Ces dernières années, tous les gouvernements ont abandonné leurs objectifs climatiques. Les sommets climatiques de la COP (Conférence des Parties) se sont transformés en foires commerciales pour les combustibles fossiles. Le dernier s'est tenu à Bakou, le centre de l'industrie pétrolière de l'Azerbaïdjan. Dans la guerre commerciale mondiale qui s'intensifie, tous les gouvernements comptent sur les combustibles fossiles pour réduire les coûts.

Aux États-Unis, qui représentent 4,3 pour cent de la population mondiale mais émettent 13 pour cent des gaz à effet de serre mondiaux, une bande de criminels climato-sceptiques est au pouvoir, sacrifiant tous les besoins sociaux à l'enrichissement d’oligarques super-riches. Le nouveau gouvernement allemand exerce une pression massive sur l'Union européenne pour augmenter les limites d'émissions déjà décidées pour les voitures. Partout, la protection de l'environnement cède aux exigences de profit des riches.
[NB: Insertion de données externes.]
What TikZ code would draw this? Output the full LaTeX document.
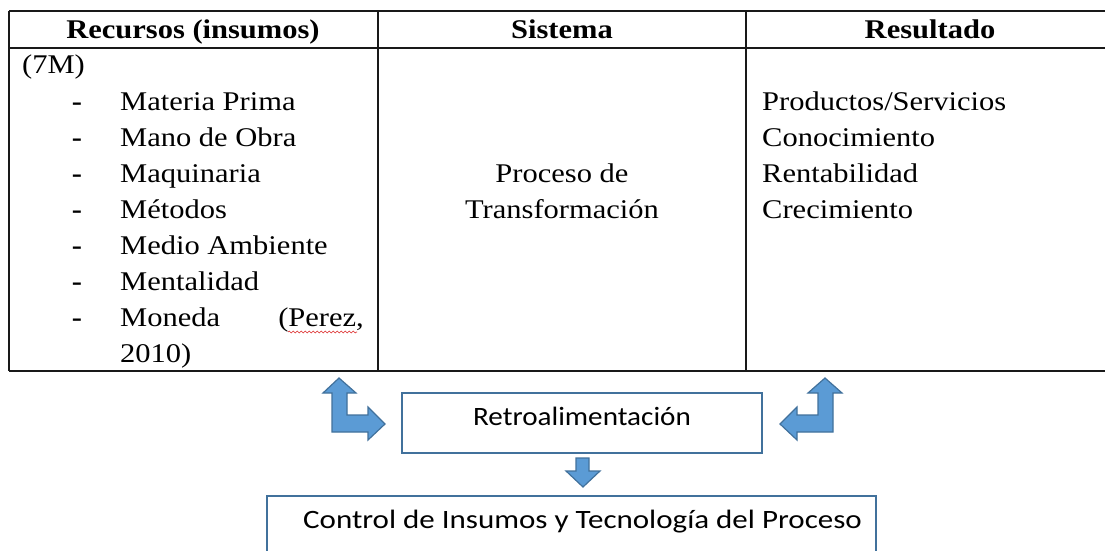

Le gouvernement suisse, qui doit une partie considérable de sa richesse à la gestion de grandes fortunes et aux activités de multinationales telles que Nestlé, Roche, Novartis et Glencore, ne s'opposera pas à une course au profit qui se fait au détriment de l'environnement.

Les connaissances scientifiques et les prérequis techniques pour résoudre la crise climatique sont disponibles, mais ils se heurtent aux intérêts et aux profits de ceux qui sont au pouvoir. La société capitaliste ressemble à un fou qui titube les yeux fermés en direction de l'abîme. Elle n'a qu'une seule réponse à tous les problèmes sociaux: la guerre, la dictature, les coupes dans les dépenses sociales et la destruction de l'environnement. Il est grand temps d'y mettre fin.

La préservation de l'environnement – tout comme la lutte contre la guerre, le fascisme et la pauvreté – nécessite la construction d'un mouvement socialiste qui unit la classe ouvrière internationale et lutte pour le renversement du capitalisme.